__Provided records__.
========================================================================

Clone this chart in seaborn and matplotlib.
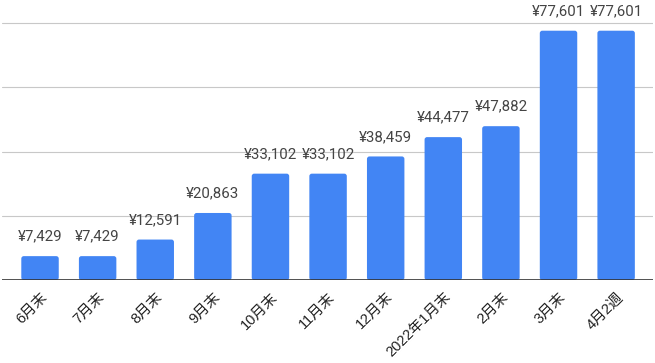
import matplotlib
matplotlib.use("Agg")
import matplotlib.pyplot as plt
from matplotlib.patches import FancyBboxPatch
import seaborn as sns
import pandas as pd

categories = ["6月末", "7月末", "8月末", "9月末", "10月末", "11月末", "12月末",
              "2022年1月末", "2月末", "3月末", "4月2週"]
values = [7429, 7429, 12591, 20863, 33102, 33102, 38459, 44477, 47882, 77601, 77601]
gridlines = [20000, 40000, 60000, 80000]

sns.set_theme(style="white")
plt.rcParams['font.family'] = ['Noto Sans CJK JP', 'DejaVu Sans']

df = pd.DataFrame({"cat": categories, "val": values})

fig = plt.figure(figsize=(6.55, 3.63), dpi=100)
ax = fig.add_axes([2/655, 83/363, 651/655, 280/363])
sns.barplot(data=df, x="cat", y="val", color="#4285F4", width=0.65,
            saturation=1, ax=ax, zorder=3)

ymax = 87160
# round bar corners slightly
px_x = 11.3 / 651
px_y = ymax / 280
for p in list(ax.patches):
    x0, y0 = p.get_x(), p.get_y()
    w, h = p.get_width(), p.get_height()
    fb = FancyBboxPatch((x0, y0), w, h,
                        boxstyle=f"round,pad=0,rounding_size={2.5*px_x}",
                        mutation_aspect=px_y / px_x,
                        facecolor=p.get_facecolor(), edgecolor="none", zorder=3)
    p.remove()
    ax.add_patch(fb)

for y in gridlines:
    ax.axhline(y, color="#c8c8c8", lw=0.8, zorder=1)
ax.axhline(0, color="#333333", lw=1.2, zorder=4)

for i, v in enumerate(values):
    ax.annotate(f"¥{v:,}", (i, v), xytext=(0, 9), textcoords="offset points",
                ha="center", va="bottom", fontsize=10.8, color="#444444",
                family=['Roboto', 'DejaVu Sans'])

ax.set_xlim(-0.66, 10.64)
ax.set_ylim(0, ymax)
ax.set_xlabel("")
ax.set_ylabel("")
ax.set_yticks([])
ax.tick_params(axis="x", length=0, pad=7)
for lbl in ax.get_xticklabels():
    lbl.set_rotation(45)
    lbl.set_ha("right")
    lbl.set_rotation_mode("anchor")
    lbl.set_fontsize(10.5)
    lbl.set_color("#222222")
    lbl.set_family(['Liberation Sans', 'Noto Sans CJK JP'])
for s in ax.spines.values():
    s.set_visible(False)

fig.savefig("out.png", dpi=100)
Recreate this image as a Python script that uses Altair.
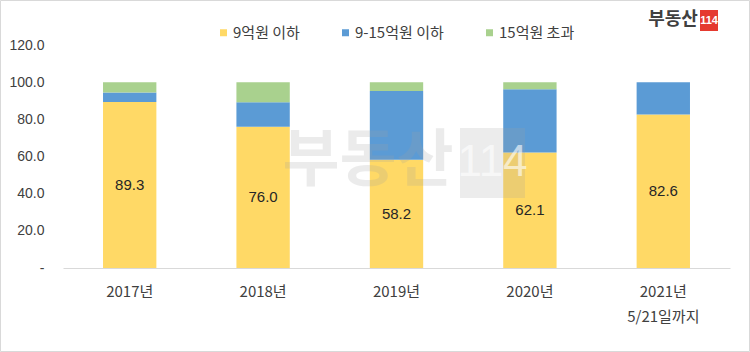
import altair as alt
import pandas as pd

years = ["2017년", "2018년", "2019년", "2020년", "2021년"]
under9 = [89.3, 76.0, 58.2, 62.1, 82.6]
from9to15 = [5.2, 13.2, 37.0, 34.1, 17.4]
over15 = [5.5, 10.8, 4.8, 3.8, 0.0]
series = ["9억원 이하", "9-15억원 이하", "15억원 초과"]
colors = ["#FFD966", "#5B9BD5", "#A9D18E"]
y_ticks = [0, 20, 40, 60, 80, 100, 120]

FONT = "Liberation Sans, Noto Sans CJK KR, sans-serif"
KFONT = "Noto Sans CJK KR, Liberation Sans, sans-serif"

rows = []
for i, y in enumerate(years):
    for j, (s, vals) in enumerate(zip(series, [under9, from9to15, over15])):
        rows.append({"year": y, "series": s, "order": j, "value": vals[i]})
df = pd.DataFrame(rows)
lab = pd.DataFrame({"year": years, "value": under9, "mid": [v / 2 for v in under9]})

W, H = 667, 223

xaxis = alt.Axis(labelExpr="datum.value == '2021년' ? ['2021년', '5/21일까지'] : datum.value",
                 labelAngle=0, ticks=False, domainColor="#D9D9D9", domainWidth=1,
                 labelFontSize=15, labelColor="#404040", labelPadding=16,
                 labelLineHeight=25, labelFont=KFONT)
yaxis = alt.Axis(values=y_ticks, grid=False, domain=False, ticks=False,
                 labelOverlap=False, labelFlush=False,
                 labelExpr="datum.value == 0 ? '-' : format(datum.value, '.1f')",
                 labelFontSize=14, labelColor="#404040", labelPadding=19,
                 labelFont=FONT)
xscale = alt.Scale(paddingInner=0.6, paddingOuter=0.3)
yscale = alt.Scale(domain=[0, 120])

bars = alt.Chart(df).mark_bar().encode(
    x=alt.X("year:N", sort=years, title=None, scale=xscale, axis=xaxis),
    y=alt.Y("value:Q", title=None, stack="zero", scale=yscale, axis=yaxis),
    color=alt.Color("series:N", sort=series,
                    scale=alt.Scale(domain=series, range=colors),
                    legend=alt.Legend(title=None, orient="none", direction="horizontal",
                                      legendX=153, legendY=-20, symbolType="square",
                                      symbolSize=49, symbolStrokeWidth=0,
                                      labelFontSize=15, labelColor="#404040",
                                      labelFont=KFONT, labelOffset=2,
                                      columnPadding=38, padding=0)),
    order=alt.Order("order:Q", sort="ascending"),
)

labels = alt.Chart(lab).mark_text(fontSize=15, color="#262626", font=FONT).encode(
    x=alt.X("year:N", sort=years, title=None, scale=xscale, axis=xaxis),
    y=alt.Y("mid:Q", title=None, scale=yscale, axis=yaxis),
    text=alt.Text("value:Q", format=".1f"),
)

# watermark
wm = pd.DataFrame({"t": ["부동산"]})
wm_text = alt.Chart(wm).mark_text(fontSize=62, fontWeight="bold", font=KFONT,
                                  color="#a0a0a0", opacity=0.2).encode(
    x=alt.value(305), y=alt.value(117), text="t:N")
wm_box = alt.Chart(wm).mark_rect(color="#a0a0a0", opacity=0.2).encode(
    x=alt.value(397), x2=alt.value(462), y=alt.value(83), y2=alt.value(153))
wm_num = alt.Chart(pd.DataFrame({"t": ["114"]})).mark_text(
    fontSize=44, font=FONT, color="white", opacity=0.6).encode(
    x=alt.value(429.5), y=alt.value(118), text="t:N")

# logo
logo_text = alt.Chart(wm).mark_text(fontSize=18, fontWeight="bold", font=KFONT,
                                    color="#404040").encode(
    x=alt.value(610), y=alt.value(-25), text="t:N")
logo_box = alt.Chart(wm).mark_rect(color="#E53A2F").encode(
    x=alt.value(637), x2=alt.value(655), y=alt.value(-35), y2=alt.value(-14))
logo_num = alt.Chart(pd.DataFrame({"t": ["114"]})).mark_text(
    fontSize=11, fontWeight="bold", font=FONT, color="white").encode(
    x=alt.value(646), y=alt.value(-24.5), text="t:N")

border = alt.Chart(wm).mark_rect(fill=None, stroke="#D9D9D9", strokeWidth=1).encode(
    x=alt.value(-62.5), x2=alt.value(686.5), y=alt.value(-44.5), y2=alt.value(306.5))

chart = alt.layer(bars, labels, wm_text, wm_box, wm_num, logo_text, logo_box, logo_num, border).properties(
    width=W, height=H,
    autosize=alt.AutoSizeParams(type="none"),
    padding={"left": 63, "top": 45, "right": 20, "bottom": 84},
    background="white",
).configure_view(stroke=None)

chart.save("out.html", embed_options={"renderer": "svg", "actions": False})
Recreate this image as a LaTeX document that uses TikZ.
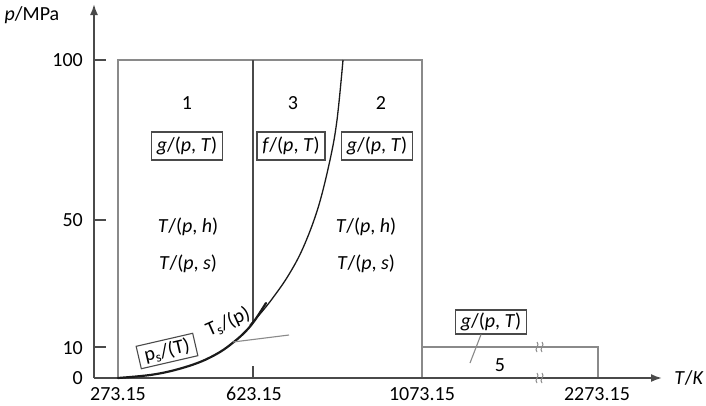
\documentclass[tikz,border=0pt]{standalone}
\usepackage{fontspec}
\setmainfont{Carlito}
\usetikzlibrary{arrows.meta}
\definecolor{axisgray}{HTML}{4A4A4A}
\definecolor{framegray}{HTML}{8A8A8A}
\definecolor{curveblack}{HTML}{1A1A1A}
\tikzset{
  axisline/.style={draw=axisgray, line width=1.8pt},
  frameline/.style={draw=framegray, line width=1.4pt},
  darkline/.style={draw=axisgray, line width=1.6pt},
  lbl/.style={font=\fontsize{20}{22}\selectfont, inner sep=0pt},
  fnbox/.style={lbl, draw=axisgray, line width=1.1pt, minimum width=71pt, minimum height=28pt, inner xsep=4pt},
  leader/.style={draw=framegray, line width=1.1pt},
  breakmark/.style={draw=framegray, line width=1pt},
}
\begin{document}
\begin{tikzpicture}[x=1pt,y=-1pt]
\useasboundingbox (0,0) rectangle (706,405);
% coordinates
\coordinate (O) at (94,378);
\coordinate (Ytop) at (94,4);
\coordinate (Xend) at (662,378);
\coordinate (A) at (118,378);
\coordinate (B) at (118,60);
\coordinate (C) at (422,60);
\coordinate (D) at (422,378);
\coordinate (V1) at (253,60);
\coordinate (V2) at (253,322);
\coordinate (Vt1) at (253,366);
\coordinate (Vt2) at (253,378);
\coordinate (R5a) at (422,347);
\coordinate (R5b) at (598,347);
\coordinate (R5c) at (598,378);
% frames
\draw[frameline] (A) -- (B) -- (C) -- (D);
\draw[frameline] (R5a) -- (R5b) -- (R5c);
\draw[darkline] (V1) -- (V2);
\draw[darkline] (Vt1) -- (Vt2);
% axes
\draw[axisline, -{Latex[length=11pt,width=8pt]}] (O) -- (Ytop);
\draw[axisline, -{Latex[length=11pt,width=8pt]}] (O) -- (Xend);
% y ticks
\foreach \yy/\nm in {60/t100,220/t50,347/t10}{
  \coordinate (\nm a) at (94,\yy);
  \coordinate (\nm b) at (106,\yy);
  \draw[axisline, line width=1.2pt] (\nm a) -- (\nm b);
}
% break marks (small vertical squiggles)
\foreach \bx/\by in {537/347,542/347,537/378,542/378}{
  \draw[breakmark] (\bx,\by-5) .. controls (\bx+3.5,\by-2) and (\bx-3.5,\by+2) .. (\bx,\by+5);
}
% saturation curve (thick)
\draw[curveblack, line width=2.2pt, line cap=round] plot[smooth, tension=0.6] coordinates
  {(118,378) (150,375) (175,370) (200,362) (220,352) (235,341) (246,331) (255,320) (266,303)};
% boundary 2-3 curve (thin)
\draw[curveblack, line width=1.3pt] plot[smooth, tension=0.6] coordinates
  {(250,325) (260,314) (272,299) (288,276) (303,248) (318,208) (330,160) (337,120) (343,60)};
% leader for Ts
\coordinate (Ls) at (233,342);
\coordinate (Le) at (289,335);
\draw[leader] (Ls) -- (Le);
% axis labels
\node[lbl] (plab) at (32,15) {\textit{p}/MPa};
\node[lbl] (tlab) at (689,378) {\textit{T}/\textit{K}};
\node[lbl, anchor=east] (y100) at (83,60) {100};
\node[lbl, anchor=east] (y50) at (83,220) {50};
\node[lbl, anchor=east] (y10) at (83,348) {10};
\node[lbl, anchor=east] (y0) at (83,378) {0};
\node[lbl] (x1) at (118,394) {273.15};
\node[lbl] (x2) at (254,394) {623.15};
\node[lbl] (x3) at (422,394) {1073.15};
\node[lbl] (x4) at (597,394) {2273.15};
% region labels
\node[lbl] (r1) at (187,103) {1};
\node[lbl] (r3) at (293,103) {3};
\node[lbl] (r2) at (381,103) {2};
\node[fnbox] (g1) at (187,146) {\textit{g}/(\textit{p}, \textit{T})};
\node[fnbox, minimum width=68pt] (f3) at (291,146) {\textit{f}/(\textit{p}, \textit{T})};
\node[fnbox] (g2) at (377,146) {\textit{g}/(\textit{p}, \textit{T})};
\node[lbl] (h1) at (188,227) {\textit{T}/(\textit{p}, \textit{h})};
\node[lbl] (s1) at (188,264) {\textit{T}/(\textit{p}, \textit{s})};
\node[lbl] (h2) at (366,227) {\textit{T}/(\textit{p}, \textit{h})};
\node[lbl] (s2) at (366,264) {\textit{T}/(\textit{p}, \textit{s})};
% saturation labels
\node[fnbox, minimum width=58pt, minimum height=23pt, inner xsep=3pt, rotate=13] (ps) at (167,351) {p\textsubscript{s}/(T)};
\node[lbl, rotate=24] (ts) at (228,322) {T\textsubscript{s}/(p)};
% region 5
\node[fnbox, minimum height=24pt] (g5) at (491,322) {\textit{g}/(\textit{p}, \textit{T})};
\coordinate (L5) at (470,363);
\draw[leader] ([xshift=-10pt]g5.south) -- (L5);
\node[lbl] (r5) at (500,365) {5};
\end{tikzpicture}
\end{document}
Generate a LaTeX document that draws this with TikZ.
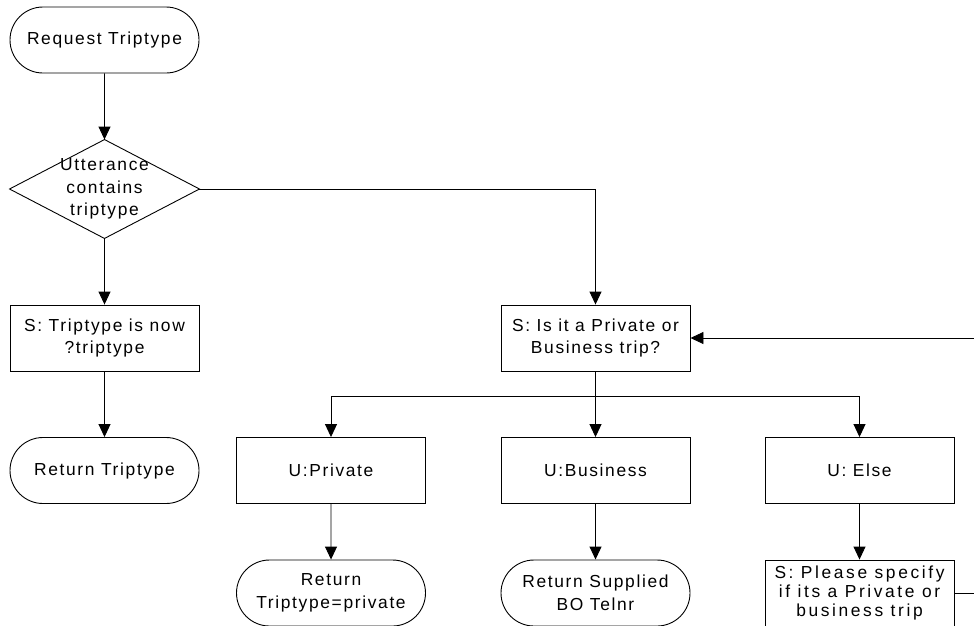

========================================================================

__Prompt__. Repeat exactly the lines from the first line of the records above through the line containing "saturation=1, ax=ax, zorder=3)", both included. Leave out the pictures.

__Answer to this task__.
Clone this chart in seaborn and matplotlib.
import matplotlib
matplotlib.use("Agg")
import matplotlib.pyplot as plt
from matplotlib.patches import FancyBboxPatch
import seaborn as sns
import pandas as pd

categories = ["6月末", "7月末", "8月末", "9月末", "10月末", "11月末", "12月末",
              "2022年1月末", "2月末", "3月末", "4月2週"]
values = [7429, 7429, 12591, 20863, 33102, 33102, 38459, 44477, 47882, 77601, 77601]
gridlines = [20000, 40000, 60000, 80000]

sns.set_theme(style="white")
plt.rcParams['font.family'] = ['Noto Sans CJK JP', 'DejaVu Sans']

df = pd.DataFrame({"cat": categories, "val": values})

fig = plt.figure(figsize=(6.55, 3.63), dpi=100)
ax = fig.add_axes([2/655, 83/363, 651/655, 280/363])
sns.barplot(data=df, x="cat", y="val", color="#4285F4", width=0.65,
            saturation=1, ax=ax, zorder=3)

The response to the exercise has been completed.